Escuchar, temblar y adorar

Cualquiera que estuviera frente a Jesús se percataba de que no se trataba de un rabino cualquiera. Escucharlo no era nada fácil. En cuanto comenzaba a hablar, rompía todos los marcos académicos, se ponía a Sí mismo en el centro del discurso y pronunciaba palabras tan revolucionarias que al oyente no le quedaban sino dos opciones: o tomarlo por loco, o creer que era Dios y caer rendido a sus pies.

¿Qué pensarías tú si un joven de treinta años te dijera: «Antes de que existiera Isabel la Católica, yo soy»?

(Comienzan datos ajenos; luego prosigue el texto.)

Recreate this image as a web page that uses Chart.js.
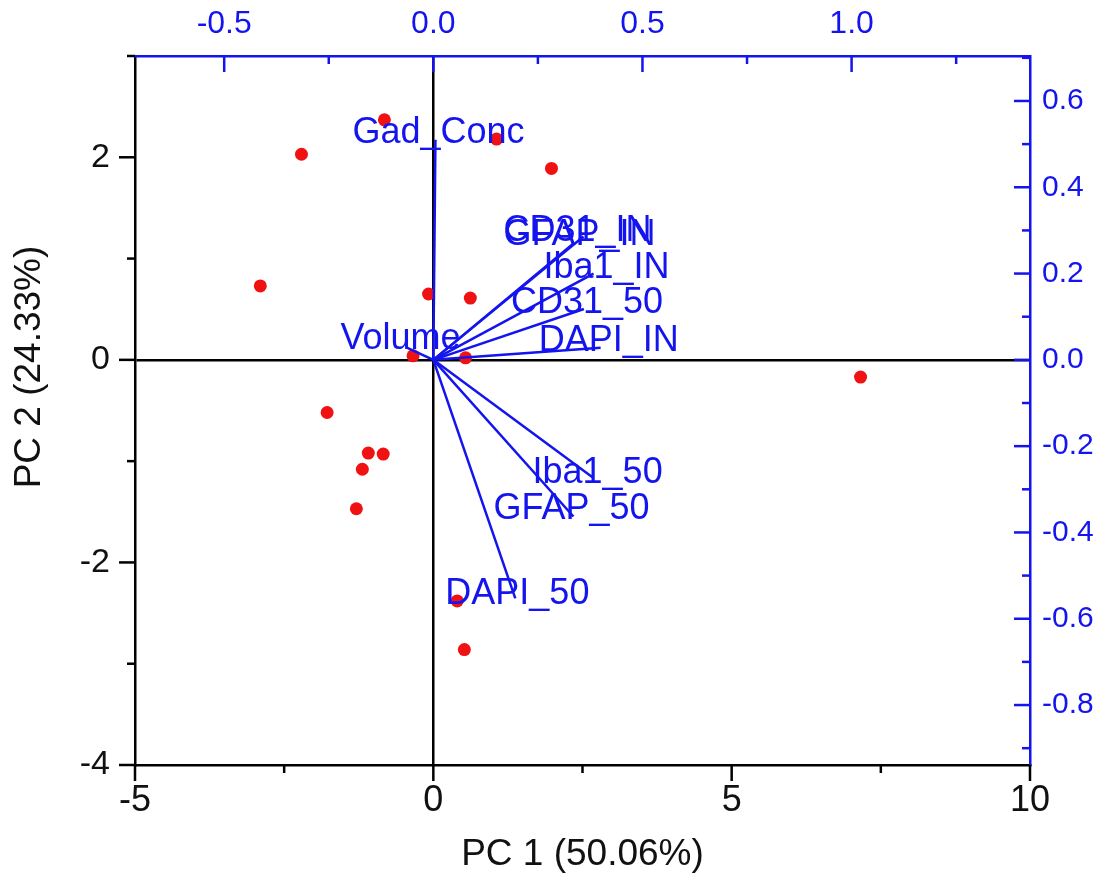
<!DOCTYPE html>
<html>
<head>
<meta charset="utf-8">
<script src="https://cdn.jsdelivr.net/npm/chart.js@4.4.0/dist/chart.umd.min.js"></script>
<style>
    html, body { margin: 0; padding: 0; background: #fff; }
</style>
</head>
<body>
<canvas id="chart" width="1102" height="877"></canvas>
<script>
// sample scores
var scorePC1 = [-0.82, -2.21, 1.06, 1.98, -2.90, -0.08, 0.62, -0.34, 0.54, 7.16, -1.78, -1.09, -0.84, -1.19, -1.29, 0.40, 0.52];
var scorePC2 = [2.37, 2.03, 2.18, 1.89, 0.73, 0.65, 0.61, 0.04, 0.02, -0.17, -0.52, -0.92, -0.93, -1.08, -1.47, -2.38, -2.86];

// variable loadings
var loadingNames = ['Gad_Conc', 'CD31_IN', 'GFAP_IN', 'Iba1_IN', 'CD31_50', 'DAPI_IN', 'Volume', 'Iba1_50', 'GFAP_50', 'DAPI_50'];
var loadingPC1 = [0.005, 0.359, 0.335, 0.383, 0.360, 0.400, -0.062, 0.383, 0.335, 0.196];
var loadingPC2 = [0.51, 0.286, 0.270, 0.200, 0.118, 0.028, 0.028, -0.274, -0.363, -0.553];

// tick labels
var ticksPC1 = [-5, 0, 5, 10];
var ticksPC2 = [-4, -2, 0, 2];
var ticksLoad1 = [-0.5, 0.0, 0.5, 1.0];
var ticksLoad2 = [-0.8, -0.6, -0.4, -0.2, 0.0, 0.2, 0.4, 0.6];

var blue = '#1414ee';
var font = "'Liberation Sans', Arial, sans-serif";

// where each loading label sits relative to the end of its arrow (px)
var labelOffset = {
    'Gad_Conc': [-83, -7],
    'CD31_IN': [-80, -5],
    'GFAP_IN': [-70, -8],
    'Iba1_IN': [-50, -5],
    'CD31_50': [-73, -6],
    'DAPI_IN': [-62, -7],
    'Volume': [-67, -9],
    'Iba1_50': [-61, -5],
    'GFAP_50': [-80, -7],
    'DAPI_50': [-70, -4]
};

var datasets = [];
for (var i = 0; i < loadingNames.length; i++) {
    datasets.push({
        type: 'line',
        label: loadingNames[i],
        data: [{x: 0, y: 0}, {x: loadingPC1[i], y: loadingPC2[i]}],
        xAxisID: 'x2',
        yAxisID: 'y2',
        borderColor: blue,
        borderWidth: 2.5,
        pointRadius: 0,
        fill: false,
        order: 0
    });
}
var points = [];
for (var j = 0; j < scorePC1.length; j++) {
    points.push({x: scorePC1[j], y: scorePC2[j]});
}
datasets.push({
    type: 'scatter',
    label: 'scores',
    data: points,
    xAxisID: 'x',
    yAxisID: 'y',
    pointRadius: 6.5,
    pointBackgroundColor: 'rgb(240,18,18)',
    pointBorderWidth: 0,
    order: 1
});

// small and big tick marks on all four sides
var tickMarks = {
    id: 'tickMarks',
    afterDraw: function(chart) {
        var ctx = chart.ctx;
        var area = chart.chartArea;
        var axes = [
            {id: 'x', step: 2.5, major: 5, color: '#000', edge: area.bottom, dir: 1, hor: true},
            {id: 'x2', step: 0.25, major: 0.5, color: blue, edge: area.top, dir: 1, hor: true},
            {id: 'y', step: 1, major: 2, color: '#000', edge: area.left, dir: -1, hor: false},
            {id: 'y2', step: 0.1, major: 0.2, color: blue, edge: area.right, dir: -1, hor: false}
        ];
        ctx.save();
        ctx.lineWidth = 2.5;
        axes.forEach(function(a) {
            var scale = chart.scales[a.id];
            var k0 = Math.ceil(scale.min / a.step - 1e-6);
            var k1 = Math.floor(scale.max / a.step + 1e-6);
            ctx.strokeStyle = a.color;
            for (var k = k0; k <= k1; k++) {
                var v = k * a.step;
                var r = v / a.major;
                var len = Math.abs(r - Math.round(r)) < 1e-6 ? 16 : 8;
                var p = scale.getPixelForValue(v);
                ctx.beginPath();
                if (a.hor) {
                    ctx.moveTo(p, a.edge);
                    ctx.lineTo(p, a.edge + a.dir * len);
                } else {
                    ctx.moveTo(a.edge, p);
                    ctx.lineTo(a.edge + a.dir * len, p);
                }
                ctx.stroke();
            }
        });
        // left axis title
        ctx.translate(30, 367);
        ctx.rotate(-Math.PI / 2);
        ctx.fillStyle = '#111';
        ctx.font = '37px ' + font;
        ctx.textAlign = 'center';
        ctx.textBaseline = 'middle';
        ctx.fillText('PC 2 (24.33%)', 0, 0);
        ctx.restore();
    }
};

var loadingLabels = {
    id: 'loadingLabels',
    afterDatasetsDraw: function(chart) {
        var ctx = chart.ctx;
        var sx = chart.scales.x2;
        var sy = chart.scales.y2;
        ctx.save();
        ctx.font = '36px ' + font;
        ctx.fillStyle = blue;
        ctx.textAlign = 'left';
        ctx.textBaseline = 'middle';
        for (var i = 0; i < loadingNames.length; i++) {
            var off = labelOffset[loadingNames[i]];
            ctx.fillText(loadingNames[i],
                sx.getPixelForValue(loadingPC1[i]) + off[0],
                sy.getPixelForValue(loadingPC2[i]) + off[1]);
        }
        ctx.restore();
    }
};

function zeroLine(c) {
    return c.tick && c.tick.value === 0 ? '#000' : 'rgba(0,0,0,0)';
}

var ctx = document.getElementById('chart').getContext('2d');
var myChart = new Chart(ctx, {
    data: {datasets: datasets},
    plugins: [tickMarks, loadingLabels],
    options: {
        responsive: false,
        animation: false,
        layout: {padding: 0},
        plugins: {
            legend: {display: false},
            tooltip: {enabled: false}
        },
        scales: {
            x: {
                type: 'linear',
                position: 'bottom',
                min: -5,
                max: 10,
                afterBuildTicks: function(s) { s.ticks = ticksPC1.map(function(v) { return {value: v}; }); },
                afterFit: function(s) { s.height = 112; },
                ticks: {color: '#111', font: {size: 36, family: font}, padding: 14, maxRotation: 0},
                grid: {color: zeroLine, lineWidth: 2.5, drawTicks: false},
                border: {color: '#000', width: 2.5},
                title: {display: true, text: 'PC 1 (50.06%)', color: '#111', font: {size: 37, family: font}, padding: {top: 2, bottom: 0}}
            },
            y: {
                type: 'linear',
                position: 'left',
                min: -4,
                max: 3,
                afterBuildTicks: function(s) { s.ticks = ticksPC2.map(function(v) { return {value: v}; }); },
                afterFit: function(s) { s.width = 135; },
                ticks: {color: '#111', font: {size: 34, family: font}, padding: 25},
                grid: {color: zeroLine, lineWidth: 2.5, drawTicks: false},
                border: {color: '#000', width: 2.5}
            },
            x2: {
                type: 'linear',
                position: 'top',
                min: -5 / 7.01,
                max: 10 / 7.01,
                afterBuildTicks: function(s) { s.ticks = ticksLoad1.map(function(v) { return {value: v}; }); },
                afterFit: function(s) { s.height = 56; },
                ticks: {color: blue, font: {size: 32, family: font}, padding: 13, maxRotation: 0,
                    callback: function(v) { return v.toFixed(1); }},
                grid: {display: false, drawTicks: false},
                border: {color: blue, width: 2.5}
            },
            y2: {
                type: 'linear',
                position: 'right',
                min: -4 / 4.26,
                max: 3 / 4.26,
                afterBuildTicks: function(s) { s.ticks = ticksLoad2.map(function(v) { return {value: v}; }); },
                afterFit: function(s) { s.width = 72; },
                ticks: {color: blue, font: {size: 30, family: font}, padding: 12,
                    callback: function(v) { return v.toFixed(1); }},
                grid: {display: false, drawTicks: false},
                border: {color: blue, width: 2.5}
            }
        }
    }
});
</script>
</body>
</html>
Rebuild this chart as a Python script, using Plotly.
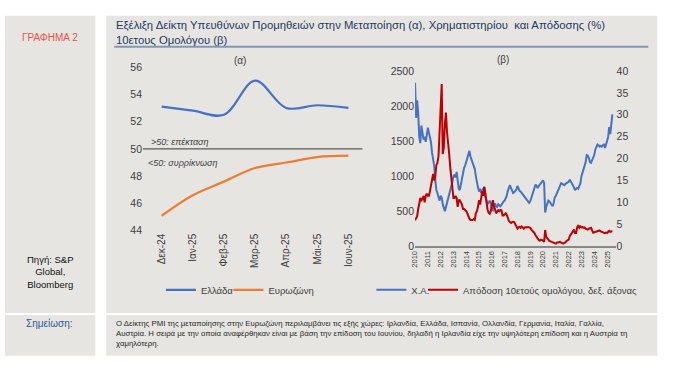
import plotly.graph_objects as go
import pandas as pd

W, H = 700, 384

# ---------------- data ----------------
pmi_months = ["Δεκ-24", "Ιαν-25", "Φεβ-25", "Μαρ-25", "Απρ-25", "Μάι-25", "Ιουν-25"]
pmi_greece = [53.1, 52.8, 52.5, 55.0, 53.0, 53.2, 53.0]
pmi_eurozone = [45.1, 46.6, 47.6, 48.6, 49.0, 49.4, 49.5]

# Athens General Index, monthly (2010-01 .. 2025-06)
ase_index = [
    2330, 1830, 2080, 1900, 1560, 1470, 1720, 1600, 1520, 1560, 1490, 1580,
    1690, 1620, 1560, 1480, 1330, 1250, 1150, 950, 800, 760, 680, 650,
    720, 690, 600, 560, 500, 560, 620, 660, 700, 780, 850, 920,
    1000, 1020, 980, 1060, 940, 820, 800, 880, 950, 1060, 1120, 1150,
    1200, 1240, 1300, 1360, 1280, 1230, 1200, 1160, 1100, 1000, 900, 840,
    780, 820, 760, 800, 820, 850, 700, 640, 600, 620, 650, 620,
    520, 510, 580, 610, 570, 560, 600, 580, 570, 590, 620, 640,
    650, 680, 720, 790, 840, 870, 830, 800, 760, 770, 790, 810,
    860, 820, 790, 780, 760, 740, 720, 690, 670, 650, 630, 620,
    640, 690, 740, 800, 840, 880, 860, 830, 860, 880, 900, 920,
    940, 900, 480, 560, 620, 650, 640, 620, 600, 570, 620, 700,
    720, 760, 800, 850, 880, 900, 890, 880, 870, 890, 900, 910,
    920, 950, 930, 900, 870, 840, 800, 820, 830, 820, 850, 900,
    1000, 1050, 1100, 1150, 1200, 1300, 1290, 1260, 1200, 1190, 1230, 1280,
    1300, 1380, 1430, 1450, 1440, 1420, 1430, 1420, 1440, 1450, 1400, 1470,
    1500, 1560, 1700, 1600, 1750, 1880,
]

# Greek 10-year bond yield (%), monthly (2010-01 .. 2025-06)
gr10y_yield = [
    5.9, 6.5, 6.8, 8.5, 9.5, 11.0, 10.5, 10.8, 11.5, 10.0, 11.5, 12.0,
    11.5, 11.5, 12.5, 14.0, 16.0, 16.5, 15.0, 16.0, 18.5, 19.0, 20.5, 26.0,
    34.0, 37.0, 21.0, 22.5, 28.0, 30.5, 26.0, 24.0, 21.0, 18.0, 16.0, 13.0,
    11.0, 11.0, 11.5, 11.0, 9.0, 10.5, 10.5, 10.0, 9.5, 8.5, 8.5, 8.2,
    8.0, 7.5, 6.8, 6.3, 6.0, 6.0, 6.0, 6.2, 6.0, 7.5, 8.0, 9.0,
    10.5, 9.5, 11.0, 12.5, 11.5, 13.5, 12.0, 9.5, 8.3, 7.6, 7.4, 8.0,
    9.5, 10.5, 9.0, 8.5, 7.5, 8.0, 8.2, 8.0, 8.3, 8.2, 7.0, 7.0,
    7.2, 7.5, 7.2, 6.3, 5.8, 5.5, 5.3, 5.5, 5.6, 5.5, 4.9, 4.2,
    4.0, 4.3, 4.4, 4.2, 4.5, 4.3, 4.0, 4.3, 4.4, 4.3, 4.4, 4.3,
    4.2, 3.8, 3.6, 3.3, 3.0, 2.5, 2.1, 1.9, 1.4, 1.3, 1.5, 1.4,
    1.3, 1.0, 3.7, 2.1, 1.8, 1.4, 1.2, 1.1, 1.0, 0.9, 0.7, 0.6,
    0.6, 0.8, 0.9, 0.9, 1.0, 0.8, 0.6, 0.6, 0.8, 0.9, 1.2, 1.3,
    1.5, 2.3, 2.6, 2.9, 3.2, 3.8, 3.0, 3.0, 4.3, 4.8, 4.2, 4.5,
    4.3, 4.4, 4.2, 4.3, 4.0, 3.8, 3.8, 4.0, 4.1, 4.2, 3.6, 3.1,
    3.2, 3.3, 3.4, 3.4, 3.6, 3.6, 3.4, 3.3, 3.2, 3.1, 3.0, 3.1,
    3.0, 3.3, 3.5, 3.3, 3.4, 3.3,
]

dates = pd.date_range("2010-01-01", periods=len(ase_index), freq="MS")

# ---------------- helpers ----------------
FONT = "Liberation Sans, Arial, sans-serif"
TXT = "#404040"
BOX = "#E6E5E1"


def px(x):
    return x / W


def py(y):
    return 1 - y / H


fig = go.Figure()

fig.add_trace(go.Scatter(x=pmi_months, y=pmi_greece, name="Ελλάδα", mode="lines",
                         line=dict(color="#4472C4", width=2.2, shape="spline", smoothing=1.0),
                         xaxis="x", yaxis="y", legend="legend"))
fig.add_trace(go.Scatter(x=pmi_months, y=pmi_eurozone, name="Ευρωζώνη", mode="lines",
                         line=dict(color="#ED7D31", width=2.2, shape="spline", smoothing=1.0),
                         xaxis="x", yaxis="y", legend="legend2"))
fig.add_trace(go.Scatter(x=dates, y=ase_index, name="Χ.Α.", mode="lines",
                         line=dict(color="#4472C4", width=2),
                         xaxis="x2", yaxis="y2", legend="legend3"))
fig.add_trace(go.Scatter(x=dates, y=gr10y_yield, name="Απόδοση 10ετούς ομολόγου, δεξ. άξονας",
                         mode="lines", line=dict(color="#C00000", width=2),
                         xaxis="x2", yaxis="y3", legend="legend4"))

shapes = [
    dict(type="rect", xref="paper", yref="paper", x0=px(0), x1=px(91), y0=py(317), y1=py(10),
         fillcolor=BOX, line=dict(width=0), layer="below"),
    dict(type="rect", xref="paper", yref="paper", x0=px(102), x1=px(657), y0=py(317), y1=py(10),
         fillcolor=BOX, line=dict(width=0), layer="below"),
    dict(type="rect", xref="paper", yref="paper", x0=px(0), x1=px(91), y0=py(361), y1=py(319),
         fillcolor=BOX, line=dict(width=0), layer="below"),
    dict(type="rect", xref="paper", yref="paper", x0=px(102), x1=px(657), y0=py(361), y1=py(319),
         fillcolor=BOX, line=dict(width=0), layer="below"),
    dict(type="line", xref="paper", yref="paper", x0=px(110), x1=px(648), y0=py(42), y1=py(42),
         line=dict(color="#8497B0", width=2)),
    dict(type="line", xref="x domain", yref="y", x0=0, x1=1, y0=50, y1=50,
         line=dict(color="#595959", width=1.3)),
]

ann = [
    dict(x=px(45), y=py(33), text="ΓΡΑΦΗΜΑ 2", font=dict(size=10, color="#E8534A")),
    dict(x=px(110), y=py(20), xanchor="left",
         text="Εξέλιξη Δείκτη Υπευθύνων Προμηθειών στην Μεταποίηση (α), Χρηματιστηρίου  και Απόδοσης (%)",
         font=dict(size=11.3, color="#1F3864")),
    dict(x=px(110), y=py(35), xanchor="left", text="10ετους Ομολόγου (β)",
         font=dict(size=11.3, color="#1F3864")),
    dict(x=px(45), y=py(275), text="Πηγή: S&amp;P<br>Global,<br>Bloomberg",
         font=dict(size=9.5, color="#111111")),
    dict(x=px(45), y=py(328), text="Σημείωση:", font=dict(size=10, color="#2F5597")),
    dict(x=px(110), y=py(338.5), xanchor="left", align="left",
         text=("Ο Δείκτης PMI της μεταποίησης στην Ευρωζώνη περιλαμβάνει τις εξής χώρες: Ιρλανδία, Ελλάδα, Ισπανία, Ολλανδία, Γερμανία, Ιταλία, Γαλλία,"
               "<br>Αυστρία. Η σειρά με την οποία αναφέρθηκαν είναι με βάση την επίδοση του Ιουνίου, δηλαδή η Ιρλανδία είχε την υψηλότερη επίδοση και η Αυστρία τη"
               "<br>χαμηλότερη."),
         font=dict(size=7.8, color="#262626")),
    dict(x=px(237), y=py(56), text="(α)", font=dict(size=10, color=TXT)),
    dict(x=px(502), y=py(55), text="(β)", font=dict(size=10, color=TXT)),
    dict(x=px(145), y=py(140), xanchor="left", text="<i>&gt;50: επέκταση</i>",
         font=dict(size=9, color=TXT)),
    dict(x=px(142), y=py(162), xanchor="left", text="<i>&lt;50: συρρίκνωση</i>",
         font=dict(size=9, color=TXT)),
]
for a in ann:
    a.update(xref="paper", yref="paper", showarrow=False)
    a.setdefault("xanchor", "center")
    a.setdefault("yanchor", "middle")

tick_font = dict(size=10.5, color=TXT, family=FONT)


def leg(xpix):
    return dict(orientation="h", x=px(xpix), y=py(293), xanchor="left", yanchor="middle",
                font=dict(size=9.5, color=TXT), bgcolor="rgba(0,0,0,0)")


fig.update_layout(
    width=W, height=H,
    margin=dict(l=0, r=0, t=0, b=0),
    paper_bgcolor="white", plot_bgcolor="rgba(0,0,0,0)",
    font=dict(family=FONT, color=TXT),
    shapes=shapes, annotations=ann,
    xaxis=dict(domain=[px(139), px(360)], type="category", range=[-0.6, 6.45],
               tickangle=-90, tickfont=dict(size=10, color=TXT), showgrid=False,
               zeroline=False, showline=False, ticks="", anchor="y"),
    yaxis=dict(domain=[py(232), py(63)], range=[44, 56], dtick=2, tickfont=tick_font,
               showgrid=False, zeroline=False, showline=False, ticks="", anchor="x"),
    xaxis2=dict(domain=[px(413), px(615)], type="date",
                range=["2010-01-01", "2025-09-01"], tick0="2010-01-01", dtick="M12",
                tickformat="%Y", tickangle=-90, tickfont=dict(size=7.5, color=TXT),
                showgrid=False, zeroline=False, showline=True, linecolor="#898989",
                linewidth=1.5, ticks="", anchor="y2"),
    yaxis2=dict(domain=[py(248), py(67)], range=[0, 2500], dtick=500, tickfont=tick_font,
                showgrid=False, zeroline=False, showline=False, ticks="", anchor="x2"),
    yaxis3=dict(overlaying="y2", side="right", range=[0, 40], dtick=5, tickfont=tick_font,
                showgrid=False, zeroline=False, showline=False, ticks="", anchor="x2"),
    legend=leg(157),
    legend2=leg(225),
    legend3=leg(369),
    legend4=leg(421),
    showlegend=True,
)

fig.write_html("out.html", config={"displayModeBar": False},
               post_script="document.body.style.margin='0px';")
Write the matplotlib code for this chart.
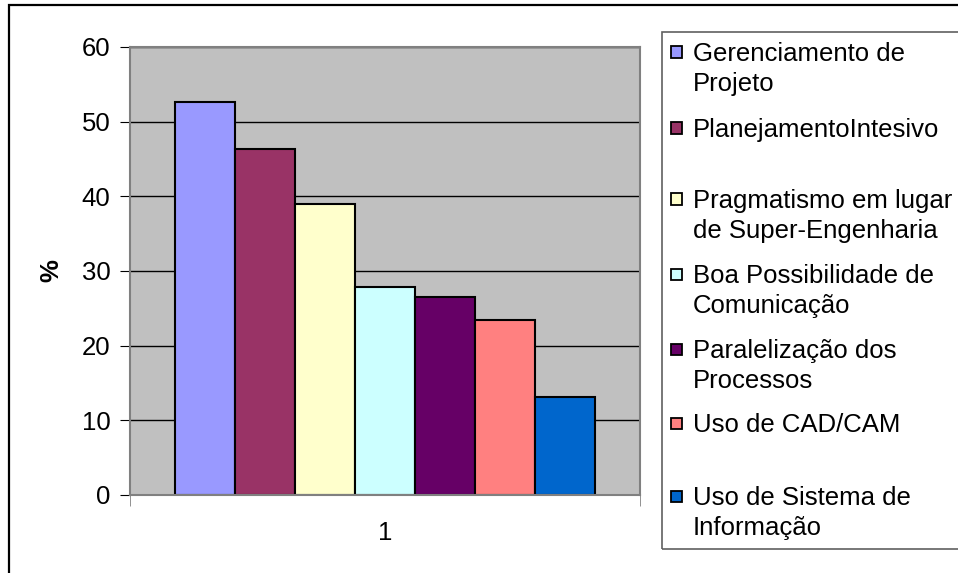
import matplotlib
matplotlib.use('Agg')
import matplotlib.pyplot as plt
from matplotlib.patches import Rectangle

plt.rcParams['font.family'] = ['Liberation Sans', 'DejaVu Sans']

categories = ['1']
labels = ['Gerenciamento de\nProjeto', 'PlanejamentoIntesivo',
          'Pragmatismo em lugar\nde Super-Engenharia', 'Boa Possibilidade de\nComunicação',
          'Paralelização dos\nProcessos', 'Uso de CAD/CAM',
          'Uso de Sistema de\nInformação']
values = [52.7, 46.3, 39.0, 27.8, 26.5, 23.5, 13.1]
colors = ['#9999FF', '#993366', '#FFFFCC', '#CCFFFF', '#660066', '#FF8080', '#0066CC']
yticks = [0, 10, 20, 30, 40, 50, 60]

W, H = 958, 573
FS = 18.5
fig = plt.figure(figsize=(W / 100, H / 100), dpi=100)
fig.patch.set_facecolor('white')

# outer chart frame (runs off the right and bottom edges)
fig.patches.append(Rectangle((9 / W, -0.1), 1.2, 1 - 5 / H + 0.1, transform=fig.transFigure,
                             fill=False, edgecolor='black', linewidth=1.6))

ax = fig.add_axes([130 / W, 78 / H, 510 / W, 448 / H])
ax.set_facecolor('#C0C0C0')
ax.set_axisbelow(True)
ax.yaxis.grid(True, color='black', linewidth=1)

bw = 0.1179
n = len(values)
for i, (v, c) in enumerate(zip(values, colors)):
    ax.bar(1 + (i - (n - 1) / 2) * bw, v, width=bw, color=c, edgecolor='black', linewidth=1.5)

ax.set_xlim(0.5, 1.5)
ax.set_ylim(0, 60)
ax.set_yticks(yticks)
ax.set_xticks([1])
ax.set_xticklabels(categories)
ax.set_xticks([0.5, 1.5], minor=True)
ax.tick_params(axis='x', which='major', length=0, labelsize=FS, pad=19)
ax.tick_params(axis='x', which='minor', length=8, direction='out', color='#808080')
ax.tick_params(axis='y', length=7, direction='out', labelsize=FS, pad=7, color='black')
for s in ax.spines.values():
    s.set_color('#808080')
    s.set_linewidth(1.5)
ax.set_ylabel('%', fontsize=FS, fontweight='bold')
ax.yaxis.set_label_coords(-0.13, 0.5)

# legend box, drawn by hand so wrapped labels keep the key on their first line
fig.patches.append(Rectangle((662 / W, 1 - 549 / H), 1.0, (549 - 32) / H, transform=fig.transFigure,
                             fill=False, edgecolor='#606060', linewidth=1.2))
entry_y = [52, 128, 199, 274, 349, 423, 496]
for lab, c, y in zip(labels, colors, entry_y):
    fig.patches.append(Rectangle((671 / W, 1 - (y + 5.5) / H), 11 / W, 11 / H,
                                 transform=fig.transFigure, facecolor=c,
                                 edgecolor='black', linewidth=1.3))
    for k, line in enumerate(lab.split('\n')):
        fig.text(693 / W, 1 - (y + 9 + 30 * k) / H, line, fontsize=FS,
                 va='baseline', ha='left')

fig.savefig('out.png', dpi=100)
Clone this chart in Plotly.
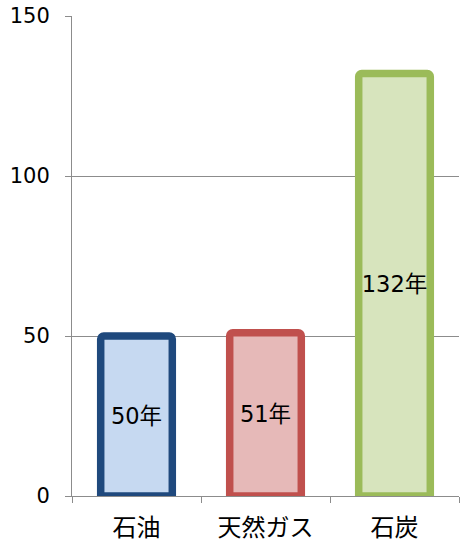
import plotly.graph_objects as go

categories = ["石油", "天然ガス", "石炭"]
values = [50, 51, 132]
labels = ["50年", "51年", "132年"]
fill_colors = ["#C6D9F1", "#E6B9B8", "#D7E4BD"]
line_colors = ["#1F497D", "#C0504D", "#9BBB59"]
yticks = [0, 50, 100, 150]

font = "DejaVu Sans, Noto Sans CJK JP"

fig = go.Figure(go.Bar(
    x=categories, y=values, text=labels,
    textposition="inside", insidetextanchor="middle", textangle=0,
    textfont=dict(family=font, size=24, color="black"),
    marker=dict(color=fill_colors, line=dict(color=line_colors, width=7.5), cornerradius=3),
    width=0.555,
))
fig.update_layout(
    width=462, height=542,
    margin=dict(l=72, r=3, t=16, b=46),
    paper_bgcolor="white", plot_bgcolor="white",
    showlegend=False,
    font=dict(family=font, color="black"),
    uniformtext=dict(minsize=8, mode="show"),
)
fig.update_yaxes(
    range=[0, 150], tickvals=yticks, ticktext=[str(v) for v in yticks],
    showgrid=True, gridcolor="#8C8C8C", gridwidth=1,
    showline=True, linecolor="#8C8C8C", linewidth=1,
    ticks="outside", ticklen=6, tickcolor="#8C8C8C",
    tickfont=dict(family=font, size=21, color="black"),
    ticklabelstandoff=11, zeroline=False, automargin=False,
)
fig.update_xaxes(
    showline=True, linecolor="#8C8C8C", linewidth=1,
    ticks="outside", ticklen=6, tickcolor="#8C8C8C",
    tickson="boundaries",
    tickfont=dict(family="Noto Sans CJK JP", size=24, color="black"),
    ticklabelstandoff=10, automargin=False,
)
fig.write_html("out.html")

Las palabras de Cristo eran terriblemente atrevidas. Ya cruzó toda frontera, y rompió todos los marcos al decir: Quien guarda mi palabra no verá la muerte para siempre. Pero ahora lo lleva al límite, al proclamar: Antes de que Abrahán existiera, yo soy. Imposible permanecer indiferente ante esta afirmación.

A quienes creemos que Cristo es el Hijo de Dios, estas palabras nos mueven a contemplación. El «antes» del que habla no se encuentra retrocediendo en la línea del tiempo. Está arriba de esa línea, en la eternidad, en ese «principio» en que el Verbo estaba junto a Dios. Y, ante esa contemplación, caemos rendidos y lo adoramos en silencio.